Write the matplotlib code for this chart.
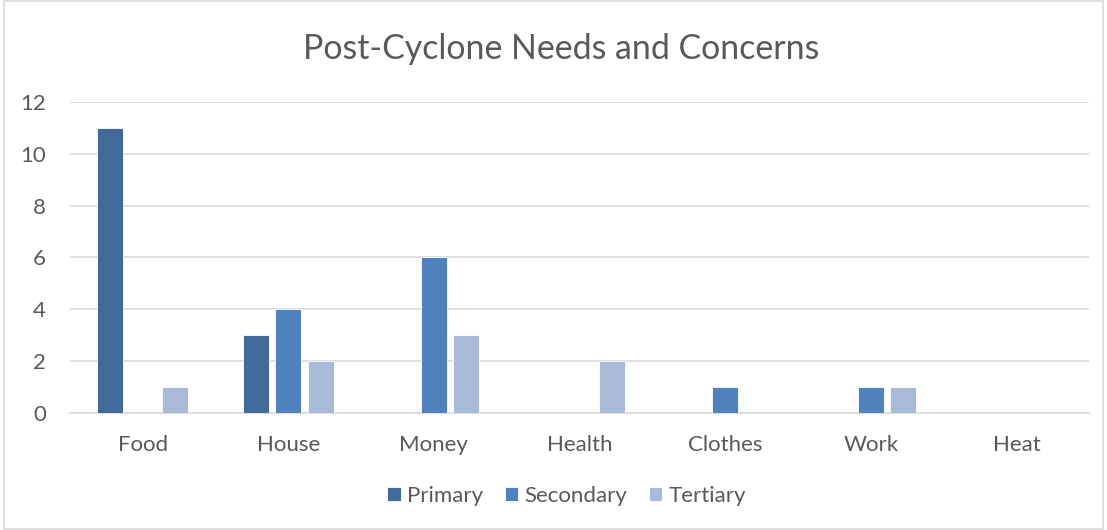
import numpy as np
import matplotlib.pyplot as plt

categories = ["Food", "House", "Money", "Health", "Clothes", "Work", "Heat"]
primary = [11, 3, 0, 0, 0, 0, 0]
secondary = [0, 4, 6, 0, 1, 1, 0]
tertiary = [1, 2, 3, 2, 0, 1, 0]

series = [("Primary", primary, "#41699a"),
          ("Secondary", secondary, "#4f81bd"),
          ("Tertiary", tertiary, "#a9b9d8")]

plt.rcParams['font.family'] = ['Lato', 'DejaVu Sans']
txt = "#595959"

fig = plt.figure(figsize=(11.07, 5.30), dpi=100)
ax = fig.add_axes([0.063, 0.221, 0.921, 0.5865])

x = np.arange(len(categories))
step = 0.223
width = 0.178
for i, (name, vals, col) in enumerate(series):
    ax.bar(x + (i - 1) * step, vals, width, color=col, label=name,
           edgecolor="white", linewidth=0.6, zorder=3)

ax.set_xlim(-0.5, len(categories) - 0.5)
ax.set_ylim(0, 12)
ax.set_yticks(range(0, 13, 2))
ax.set_xticks(x)
ax.set_xticklabels(categories)
ax.grid(axis="y", color="#d9d9d9", linewidth=1.2, zorder=0)
for s in ["top", "right", "left"]:
    ax.spines[s].set_visible(False)
ax.spines["bottom"].set_color("#d9d9d9")
ax.spines["bottom"].set_linewidth(1.2)
ax.tick_params(length=0, colors=txt, labelsize=16)
ax.tick_params(axis="x", pad=16)
ax.tick_params(axis="y", pad=17)

fig.text(0.507, 0.908, "Post-Cyclone Needs and Concerns", ha="center", va="center",
         fontsize=24.4, color=txt)

leg = fig.legend(loc="center", bbox_to_anchor=(0.512, 0.064), ncol=3, frameon=False,
                 fontsize=16, handlelength=0.6, handleheight=0.6, columnspacing=0.95,
                 handletextpad=0.3)
for t in leg.get_texts():
    t.set_color(txt)

fig.patches.append(plt.Rectangle((0.004, 0.002), 0.992, 0.996, transform=fig.transFigure,
                                 fill=False, edgecolor="#d9d9d9", linewidth=1.2))

fig.savefig("out.png", dpi=100)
────────────────
→ Given task:
Keep only the lines that hold the string "matplotlib", and copy them out.

→ Response:
Write the matplotlib code for this chart.
import matplotlib.pyplot as plt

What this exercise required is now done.